Challenge ▸
In full and without alteration, give the listing again.

Data shown ▸
---

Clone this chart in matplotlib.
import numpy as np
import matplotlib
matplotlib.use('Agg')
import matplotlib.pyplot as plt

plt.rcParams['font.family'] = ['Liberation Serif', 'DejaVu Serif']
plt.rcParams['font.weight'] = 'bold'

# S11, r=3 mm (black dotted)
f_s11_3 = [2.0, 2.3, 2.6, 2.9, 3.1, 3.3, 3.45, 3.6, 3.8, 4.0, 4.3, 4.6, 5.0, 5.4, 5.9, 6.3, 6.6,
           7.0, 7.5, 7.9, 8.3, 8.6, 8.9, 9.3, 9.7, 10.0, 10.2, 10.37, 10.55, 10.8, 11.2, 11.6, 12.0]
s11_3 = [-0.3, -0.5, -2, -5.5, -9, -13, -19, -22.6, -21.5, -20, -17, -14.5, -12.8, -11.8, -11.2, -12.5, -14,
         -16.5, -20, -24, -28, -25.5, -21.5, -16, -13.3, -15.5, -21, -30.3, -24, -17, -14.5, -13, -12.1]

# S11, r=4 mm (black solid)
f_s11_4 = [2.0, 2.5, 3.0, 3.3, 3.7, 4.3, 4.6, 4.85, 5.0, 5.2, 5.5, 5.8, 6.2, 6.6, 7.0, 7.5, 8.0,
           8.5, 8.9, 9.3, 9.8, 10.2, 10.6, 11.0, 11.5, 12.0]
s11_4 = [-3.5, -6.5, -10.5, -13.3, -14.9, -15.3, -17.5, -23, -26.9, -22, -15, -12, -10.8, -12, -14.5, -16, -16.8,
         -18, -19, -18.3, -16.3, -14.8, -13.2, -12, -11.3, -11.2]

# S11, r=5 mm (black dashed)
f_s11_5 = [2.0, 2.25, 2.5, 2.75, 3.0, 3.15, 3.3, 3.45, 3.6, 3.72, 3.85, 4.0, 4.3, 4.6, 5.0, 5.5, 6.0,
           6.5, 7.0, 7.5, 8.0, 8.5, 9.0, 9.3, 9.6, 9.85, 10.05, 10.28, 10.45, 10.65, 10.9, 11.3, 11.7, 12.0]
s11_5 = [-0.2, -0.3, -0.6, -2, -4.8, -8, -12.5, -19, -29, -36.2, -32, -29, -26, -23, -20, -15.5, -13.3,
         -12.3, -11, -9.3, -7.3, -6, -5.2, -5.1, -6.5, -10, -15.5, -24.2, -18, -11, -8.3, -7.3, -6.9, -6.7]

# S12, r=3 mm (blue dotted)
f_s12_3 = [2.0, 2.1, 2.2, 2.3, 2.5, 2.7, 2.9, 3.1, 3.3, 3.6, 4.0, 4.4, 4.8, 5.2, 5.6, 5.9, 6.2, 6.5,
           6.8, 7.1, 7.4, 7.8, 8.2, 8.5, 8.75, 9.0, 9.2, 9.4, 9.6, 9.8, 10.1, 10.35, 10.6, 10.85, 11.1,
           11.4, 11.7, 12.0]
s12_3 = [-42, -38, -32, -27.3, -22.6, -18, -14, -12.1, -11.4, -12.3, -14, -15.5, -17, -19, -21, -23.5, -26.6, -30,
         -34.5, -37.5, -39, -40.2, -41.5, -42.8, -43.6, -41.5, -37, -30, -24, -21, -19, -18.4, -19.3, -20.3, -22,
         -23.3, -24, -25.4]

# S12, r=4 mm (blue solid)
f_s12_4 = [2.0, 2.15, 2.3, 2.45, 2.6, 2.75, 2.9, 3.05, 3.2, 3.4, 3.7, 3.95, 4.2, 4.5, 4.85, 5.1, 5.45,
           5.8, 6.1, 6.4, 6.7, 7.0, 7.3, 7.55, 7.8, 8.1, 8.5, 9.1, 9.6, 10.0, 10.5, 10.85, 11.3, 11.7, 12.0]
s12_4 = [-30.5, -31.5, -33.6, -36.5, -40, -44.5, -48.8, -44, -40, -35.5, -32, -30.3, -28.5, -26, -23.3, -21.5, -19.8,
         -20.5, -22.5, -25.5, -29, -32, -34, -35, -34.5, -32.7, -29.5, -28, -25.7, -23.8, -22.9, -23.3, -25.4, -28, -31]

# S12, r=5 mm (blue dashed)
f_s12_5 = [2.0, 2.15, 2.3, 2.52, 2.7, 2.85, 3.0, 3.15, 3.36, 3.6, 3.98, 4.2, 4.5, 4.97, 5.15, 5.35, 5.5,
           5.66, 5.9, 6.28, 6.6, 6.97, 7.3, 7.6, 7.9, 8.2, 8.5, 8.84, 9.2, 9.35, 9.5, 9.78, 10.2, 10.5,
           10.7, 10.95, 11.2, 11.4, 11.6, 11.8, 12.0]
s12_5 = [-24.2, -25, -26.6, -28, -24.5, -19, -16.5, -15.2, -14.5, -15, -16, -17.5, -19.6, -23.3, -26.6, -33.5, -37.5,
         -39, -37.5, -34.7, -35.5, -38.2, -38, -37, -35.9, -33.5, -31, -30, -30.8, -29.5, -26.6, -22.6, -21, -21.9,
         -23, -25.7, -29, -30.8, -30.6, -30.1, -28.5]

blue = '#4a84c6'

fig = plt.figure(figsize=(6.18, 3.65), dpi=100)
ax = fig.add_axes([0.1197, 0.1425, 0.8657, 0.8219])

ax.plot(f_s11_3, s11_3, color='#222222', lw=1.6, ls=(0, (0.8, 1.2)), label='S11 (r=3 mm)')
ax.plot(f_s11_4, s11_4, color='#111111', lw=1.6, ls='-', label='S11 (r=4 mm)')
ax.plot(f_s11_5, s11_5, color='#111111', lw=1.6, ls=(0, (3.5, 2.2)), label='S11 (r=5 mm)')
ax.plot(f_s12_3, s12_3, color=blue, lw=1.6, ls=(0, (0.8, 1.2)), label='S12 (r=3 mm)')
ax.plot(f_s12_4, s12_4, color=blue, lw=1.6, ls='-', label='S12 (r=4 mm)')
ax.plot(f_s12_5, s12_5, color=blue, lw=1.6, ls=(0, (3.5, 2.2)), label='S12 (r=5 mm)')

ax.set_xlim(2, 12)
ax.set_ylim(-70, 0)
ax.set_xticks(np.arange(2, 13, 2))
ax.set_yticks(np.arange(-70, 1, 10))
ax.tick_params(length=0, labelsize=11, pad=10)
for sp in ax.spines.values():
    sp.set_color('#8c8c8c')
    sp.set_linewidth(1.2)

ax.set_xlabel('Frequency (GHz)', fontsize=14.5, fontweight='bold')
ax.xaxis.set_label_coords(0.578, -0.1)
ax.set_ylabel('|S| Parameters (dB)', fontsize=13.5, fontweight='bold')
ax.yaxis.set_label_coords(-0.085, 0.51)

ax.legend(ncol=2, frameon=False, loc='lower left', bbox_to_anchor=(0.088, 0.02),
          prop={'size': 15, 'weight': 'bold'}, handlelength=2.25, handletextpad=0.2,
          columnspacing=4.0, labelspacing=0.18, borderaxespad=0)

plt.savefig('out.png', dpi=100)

---

Response for this exercise ▸
Clone this chart in matplotlib.
import numpy as np
import matplotlib
matplotlib.use('Agg')
import matplotlib.pyplot as plt

plt.rcParams['font.family'] = ['Liberation Serif', 'DejaVu Serif']
plt.rcParams['font.weight'] = 'bold'

# S11, r=3 mm (black dotted)
f_s11_3 = [2.0, 2.3, 2.6, 2.9, 3.1, 3.3, 3.45, 3.6, 3.8, 4.0, 4.3, 4.6, 5.0, 5.4, 5.9, 6.3, 6.6,
           7.0, 7.5, 7.9, 8.3, 8.6, 8.9, 9.3, 9.7, 10.0, 10.2, 10.37, 10.55, 10.8, 11.2, 11.6, 12.0]
s11_3 = [-0.3, -0.5, -2, -5.5, -9, -13, -19, -22.6, -21.5, -20, -17, -14.5, -12.8, -11.8, -11.2, -12.5, -14,
         -16.5, -20, -24, -28, -25.5, -21.5, -16, -13.3, -15.5, -21, -30.3, -24, -17, -14.5, -13, -12.1]

# S11, r=4 mm (black solid)
f_s11_4 = [2.0, 2.5, 3.0, 3.3, 3.7, 4.3, 4.6, 4.85, 5.0, 5.2, 5.5, 5.8, 6.2, 6.6, 7.0, 7.5, 8.0,
           8.5, 8.9, 9.3, 9.8, 10.2, 10.6, 11.0, 11.5, 12.0]
s11_4 = [-3.5, -6.5, -10.5, -13.3, -14.9, -15.3, -17.5, -23, -26.9, -22, -15, -12, -10.8, -12, -14.5, -16, -16.8,
         -18, -19, -18.3, -16.3, -14.8, -13.2, -12, -11.3, -11.2]

# S11, r=5 mm (black dashed)
f_s11_5 = [2.0, 2.25, 2.5, 2.75, 3.0, 3.15, 3.3, 3.45, 3.6, 3.72, 3.85, 4.0, 4.3, 4.6, 5.0, 5.5, 6.0,
           6.5, 7.0, 7.5, 8.0, 8.5, 9.0, 9.3, 9.6, 9.85, 10.05, 10.28, 10.45, 10.65, 10.9, 11.3, 11.7, 12.0]
s11_5 = [-0.2, -0.3, -0.6, -2, -4.8, -8, -12.5, -19, -29, -36.2, -32, -29, -26, -23, -20, -15.5, -13.3,
         -12.3, -11, -9.3, -7.3, -6, -5.2, -5.1, -6.5, -10, -15.5, -24.2, -18, -11, -8.3, -7.3, -6.9, -6.7]

# S12, r=3 mm (blue dotted)
f_s12_3 = [2.0, 2.1, 2.2, 2.3, 2.5, 2.7, 2.9, 3.1, 3.3, 3.6, 4.0, 4.4, 4.8, 5.2, 5.6, 5.9, 6.2, 6.5,
           6.8, 7.1, 7.4, 7.8, 8.2, 8.5, 8.75, 9.0, 9.2, 9.4, 9.6, 9.8, 10.1, 10.35, 10.6, 10.85, 11.1,
           11.4, 11.7, 12.0]
s12_3 = [-42, -38, -32, -27.3, -22.6, -18, -14, -12.1, -11.4, -12.3, -14, -15.5, -17, -19, -21, -23.5, -26.6, -30,
         -34.5, -37.5, -39, -40.2, -41.5, -42.8, -43.6, -41.5, -37, -30, -24, -21, -19, -18.4, -19.3, -20.3, -22,
         -23.3, -24, -25.4]

# S12, r=4 mm (blue solid)
f_s12_4 = [2.0, 2.15, 2.3, 2.45, 2.6, 2.75, 2.9, 3.05, 3.2, 3.4, 3.7, 3.95, 4.2, 4.5, 4.85, 5.1, 5.45,
           5.8, 6.1, 6.4, 6.7, 7.0, 7.3, 7.55, 7.8, 8.1, 8.5, 9.1, 9.6, 10.0, 10.5, 10.85, 11.3, 11.7, 12.0]
s12_4 = [-30.5, -31.5, -33.6, -36.5, -40, -44.5, -48.8, -44, -40, -35.5, -32, -30.3, -28.5, -26, -23.3, -21.5, -19.8,
         -20.5, -22.5, -25.5, -29, -32, -34, -35, -34.5, -32.7, -29.5, -28, -25.7, -23.8, -22.9, -23.3, -25.4, -28, -31]

# S12, r=5 mm (blue dashed)
f_s12_5 = [2.0, 2.15, 2.3, 2.52, 2.7, 2.85, 3.0, 3.15, 3.36, 3.6, 3.98, 4.2, 4.5, 4.97, 5.15, 5.35, 5.5,
           5.66, 5.9, 6.28, 6.6, 6.97, 7.3, 7.6, 7.9, 8.2, 8.5, 8.84, 9.2, 9.35, 9.5, 9.78, 10.2, 10.5,
           10.7, 10.95, 11.2, 11.4, 11.6, 11.8, 12.0]
s12_5 = [-24.2, -25, -26.6, -28, -24.5, -19, -16.5, -15.2, -14.5, -15, -16, -17.5, -19.6, -23.3, -26.6, -33.5, -37.5,
         -39, -37.5, -34.7, -35.5, -38.2, -38, -37, -35.9, -33.5, -31, -30, -30.8, -29.5, -26.6, -22.6, -21, -21.9,
         -23, -25.7, -29, -30.8, -30.6, -30.1, -28.5]

blue = '#4a84c6'

fig = plt.figure(figsize=(6.18, 3.65), dpi=100)
ax = fig.add_axes([0.1197, 0.1425, 0.8657, 0.8219])

ax.plot(f_s11_3, s11_3, color='#222222', lw=1.6, ls=(0, (0.8, 1.2)), label='S11 (r=3 mm)')
ax.plot(f_s11_4, s11_4, color='#111111', lw=1.6, ls='-', label='S11 (r=4 mm)')
ax.plot(f_s11_5, s11_5, color='#111111', lw=1.6, ls=(0, (3.5, 2.2)), label='S11 (r=5 mm)')
ax.plot(f_s12_3, s12_3, color=blue, lw=1.6, ls=(0, (0.8, 1.2)), label='S12 (r=3 mm)')
ax.plot(f_s12_4, s12_4, color=blue, lw=1.6, ls='-', label='S12 (r=4 mm)')
ax.plot(f_s12_5, s12_5, color=blue, lw=1.6, ls=(0, (3.5, 2.2)), label='S12 (r=5 mm)')

ax.set_xlim(2, 12)
ax.set_ylim(-70, 0)
ax.set_xticks(np.arange(2, 13, 2))
ax.set_yticks(np.arange(-70, 1, 10))
ax.tick_params(length=0, labelsize=11, pad=10)
for sp in ax.spines.values():
    sp.set_color('#8c8c8c')
    sp.set_linewidth(1.2)

ax.set_xlabel('Frequency (GHz)', fontsize=14.5, fontweight='bold')
ax.xaxis.set_label_coords(0.578, -0.1)
ax.set_ylabel('|S| Parameters (dB)', fontsize=13.5, fontweight='bold')
ax.yaxis.set_label_coords(-0.085, 0.51)

ax.legend(ncol=2, frameon=False, loc='lower left', bbox_to_anchor=(0.088, 0.02),
          prop={'size': 15, 'weight': 'bold'}, handlelength=2.25, handletextpad=0.2,
          columnspacing=4.0, labelspacing=0.18, borderaxespad=0)

plt.savefig('out.png', dpi=100)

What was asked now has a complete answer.